DRINKING THE SEA AT GAZA

Days and Nights in a Land Under Siege

by Amira Hass & translated by Elana Wesley & Maxine Nunn Kaufman

Pub Date: June 1st, 1999
ISBN: 0-8050-5739-0
Publisher: Henry Holt

Remarkable but vehemently Marxist reportage from an Israeli journalist who adopts Gaza as her home. Hass, the child of Holocaust survivors and “rabble-rousing” Communists, identified completely with the defiant, impoverished ,and sometimes violent denizens of Gaza when she went there in 1993 to cover a story for the Israeli newspaper Ha—aretz.
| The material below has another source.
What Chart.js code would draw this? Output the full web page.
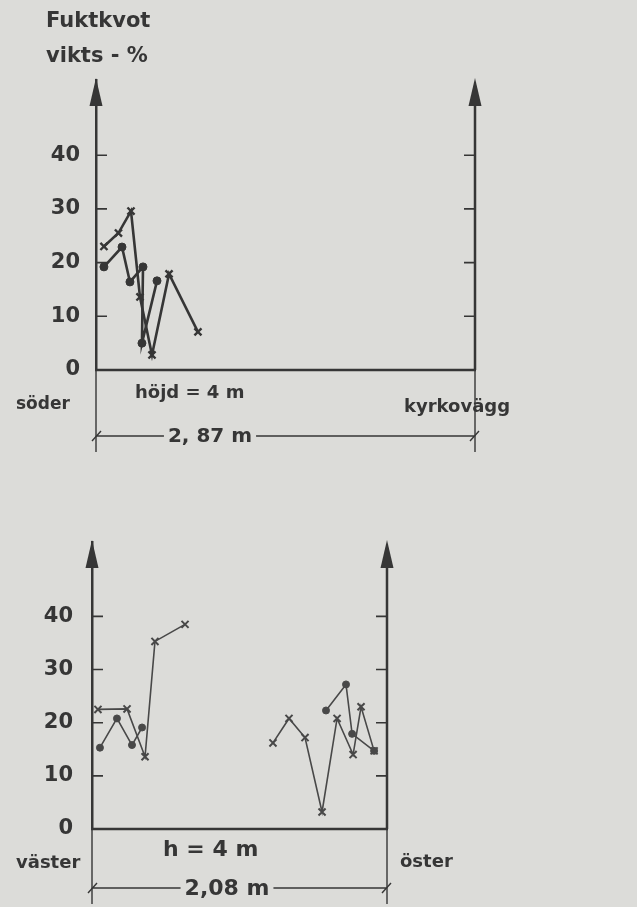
<!DOCTYPE html>
<html>
<head>
<meta charset="utf-8">
<script src="https://cdn.jsdelivr.net/npm/chart.js@4"></script>
<style>
  html, body { margin: 0; padding: 0; background: #dcdcd9; }
  #wrap { position: relative; width: 637px; height: 907px; overflow: hidden; }
  canvas { position: absolute; left: 0; }
  #c1 { top: 0; }
  #c2 { top: 453px; }
</style>
</head>
<body>
<div id="wrap">
  <canvas id="c1" width="637" height="453"></canvas>
  <canvas id="c2" width="637" height="454"></canvas>
</div>
<script>
// fuktkvot (vikts-%), x = distance along the wall in metres
const yTicks = [0, 10, 20, 30, 40];
const yMax = 54;

// söder -> kyrkovägg, 2,87 m
const soderLength = 2.87;
const soderCrossX = [0.06, 0.17, 0.265, 0.333, 0.424, 0.553, 0.772];
const soderCrossY = [23, 25.5, 29.6, 13.6, 2.8, 17.9, 7.1];
const soderDotX = [0.06, 0.197, 0.257, 0.356, 0.348, 0.462];
const soderDotY = [19.2, 22.9, 16.4, 19.2, 5, 16.6];

// väster -> öster, 2,08 m
const vasterLength = 2.08;
const vasterCrossX = [0.042, 0.247, 0.374, 0.444, 0.656];
const vasterCrossY = [22.5, 22.6, 13.6, 35.3, 38.5];
const vasterDotX = [0.056, 0.176, 0.282, 0.353];
const vasterDotY = [15.3, 20.8, 15.8, 19.1];
const osterCrossX = [1.276, 1.389, 1.502, 1.622, 1.728, 1.841, 1.897, 1.989];
const osterCrossY = [16.2, 20.8, 17.2, 3.2, 20.8, 14.0, 23.0, 14.7];
const osterDotX = [1.65, 1.791, 1.834, 1.989];
const osterDotY = [22.3, 27.2, 17.9, 14.7];

const ink = '#363636';
const font = '"DejaVu Sans", sans-serif';

function pts(xs, ys) {
  return xs.map((x, i) => ({ x: x, y: ys[i] }));
}

function series(xs, ys, style, thin) {
  const cross = style === 'x';
  return {
    data: pts(xs, ys),
    showLine: true,
    borderColor: thin ? '#484848' : ink,
    backgroundColor: thin ? '#484848' : ink,
    borderWidth: thin ? 1.6 : 2.6,
    pointStyle: cross ? 'crossRot' : 'circle',
    pointRadius: cross ? 5 : (thin ? 3.5 : 4),
    pointBorderWidth: cross ? (thin ? 2 : 2.4) : 1,
    tension: 0
  };
}

// axes, arrows, dimension line and the labels round the plot
function decoPlugin(d) {
  return {
    id: 'deco',
    afterDraw(chart) {
      const ctx = chart.ctx;
      const a = chart.chartArea;
      const ys = chart.scales.y;
      const y0 = ys.getPixelForValue(0);
      ctx.save();
      ctx.strokeStyle = ink;
      ctx.fillStyle = ink;
      ctx.lineCap = 'butt';

      // right axis
      ctx.lineWidth = 2.5;
      ctx.beginPath();
      ctx.moveTo(a.right, a.top + 10);
      ctx.lineTo(a.right, y0);
      ctx.stroke();
      // baseline
      ctx.beginPath();
      ctx.moveTo(a.left - 1, y0);
      ctx.lineTo(a.right + 1, y0);
      ctx.stroke();

      // arrow heads
      [a.left, a.right].forEach(x => {
        ctx.beginPath();
        ctx.moveTo(x, a.top - 2);
        ctx.lineTo(x - 6.5, a.top + 26);
        ctx.lineTo(x + 6.5, a.top + 26);
        ctx.closePath();
        ctx.fill();
      });

      // inner ticks
      ctx.lineWidth = 1.6;
      yTicks.filter(v => v > 0).forEach(v => {
        const y = ys.getPixelForValue(v);
        ctx.beginPath();
        ctx.moveTo(a.left, y);
        ctx.lineTo(a.left + 11, y);
        ctx.moveTo(a.right - 11, y);
        ctx.lineTo(a.right, y);
        ctx.stroke();
      });

      // extension lines below the base
      ctx.lineWidth = 1.4;
      ctx.beginPath();
      ctx.moveTo(a.left, y0);
      ctx.lineTo(a.left, d.dimY + 16);
      ctx.moveTo(a.right, y0);
      ctx.lineTo(a.right, d.dimY + 16);
      ctx.stroke();

      // dimension line
      ctx.font = 'bold ' + d.dimSize + 'px ' + font;
      ctx.textBaseline = 'middle';
      ctx.textAlign = 'center';
      const tw = ctx.measureText(d.dimText).width;
      ctx.beginPath();
      ctx.moveTo(a.left, d.dimY);
      ctx.lineTo(d.dimX - tw / 2 - 4, d.dimY);
      ctx.moveTo(d.dimX + tw / 2 + 4, d.dimY);
      ctx.lineTo(a.right, d.dimY);
      ctx.moveTo(a.left + 5, d.dimY - 5);
      ctx.lineTo(a.left - 4, d.dimY + 5);
      ctx.moveTo(a.right + 4, d.dimY - 5);
      ctx.lineTo(a.right - 5, d.dimY + 5);
      ctx.stroke();
      ctx.fillText(d.dimText, d.dimX, d.dimY + 1);

      // labels
      ctx.textAlign = 'left';
      d.labels.forEach(l => {
        ctx.font = 'bold ' + l.size + 'px ' + font;
        ctx.fillText(l.text, l.x, l.y);
      });
      ctx.restore();
    }
  };
}

function makeChart(id, length, datasets, pad, axisWidth, labelPad, deco) {
  return new Chart(document.getElementById(id), {
    type: 'scatter',
    data: { datasets: datasets },
    options: {
      responsive: false,
      animation: false,
      layout: { padding: pad },
      plugins: { legend: { display: false }, tooltip: { enabled: false } },
      scales: {
        x: { type: 'linear', min: 0, max: length, display: false },
        y: {
          type: 'linear',
          min: 0,
          max: yMax,
          afterBuildTicks: s => { s.ticks = yTicks.map(v => ({ value: v })); },
          afterFit: s => { s.width = axisWidth; },
          grid: { drawOnChartArea: false, drawTicks: false },
          border: { display: true, color: ink, width: 2.5 },
          ticks: {
            color: ink,
            padding: labelPad,
            font: { family: font, size: 21, weight: 'bold' }
          }
        }
      }
    },
    plugins: [decoPlugin(deco)]
  });
}

makeChart('c1', soderLength, [
  series(soderDotX, soderDotY, 'o', false),
  series(soderCrossX, soderCrossY, 'x', false)
], { left: 0, right: 162, top: 80, bottom: 83 }, 96, 16, {
  dimY: 436, dimX: 210, dimText: '2, 87 m', dimSize: 20,
  labels: [
    { text: 'Fuktkvot', x: 46, y: 22, size: 21 },
    { text: 'vikts - %', x: 46, y: 57, size: 21 },
    { text: 'söder', x: 16, y: 405, size: 17 },
    { text: 'höjd = 4 m', x: 135, y: 393, size: 18 },
    { text: 'kyrkovägg', x: 404, y: 407, size: 18 }
  ]
});

makeChart('c2', vasterLength, [
  series(vasterDotX, vasterDotY, 'o', true),
  series(vasterCrossX, vasterCrossY, 'x', true),
  series(osterDotX, osterDotY, 'o', true),
  series(osterCrossX, osterCrossY, 'x', true)
], { left: 0, right: 250, top: 89, bottom: 78 }, 92, 19, {
  dimY: 435, dimX: 227, dimText: '2,08 m', dimSize: 22,
  labels: [
    { text: 'väster', x: 16, y: 410, size: 18 },
    { text: 'h = 4 m', x: 163, y: 397, size: 22 },
    { text: 'öster', x: 400, y: 409, size: 18 }
  ]
});
</script>
</body>
</html>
Soon living with over a million other people in Gaza’s 140 square miles, she displays a curious enthusiasm for a society where “women killed for the sake of family honor are not included in the regular crime statistics [because they] are regarded as male property.” Hass stresses political, not social, freedoms, vividly documenting the daily degradation of ID checking, security sweeps, crushing border closures that cut off the Palestinians” economic lifeline of menial jobs in Israel, and rubber bullets, tear gas, or mass arrests by an overreacting occupation army. This is a partisan, emotional book rather than a historic probe of the Israeli-Arab conflict: rioters who throw bricks or grenades at soldiers or Jewish civilians are “protesters”; and among the issues not discussed is the role of wealthy Arab states who chose to let Arab refugees fester for political expediency. The poignant tragedy of being stateless in Gaza is further diminished by the author’s failure to compare it with conditions for Gazans under Egyptian rule before 1967. Consistent with her special attention to the Communist wing of Gaza’s political tangle, Hass tilts her discussion of the intifada and Arab self-rule away from Arafat’s efforts and toward the few Marxist contributors to the cause of liberating Palestine. The book turns as bitter as sipping from the Mediterranean when all that suffering and sacrifice for denied democratic rights culminates in a totalitarian Palestinian Authority police state where dissenters are jailed and tortured without trial. Hass graces Gaza with revolutionary fire, but ultimately, her book only proves that nothing positive is built on rage.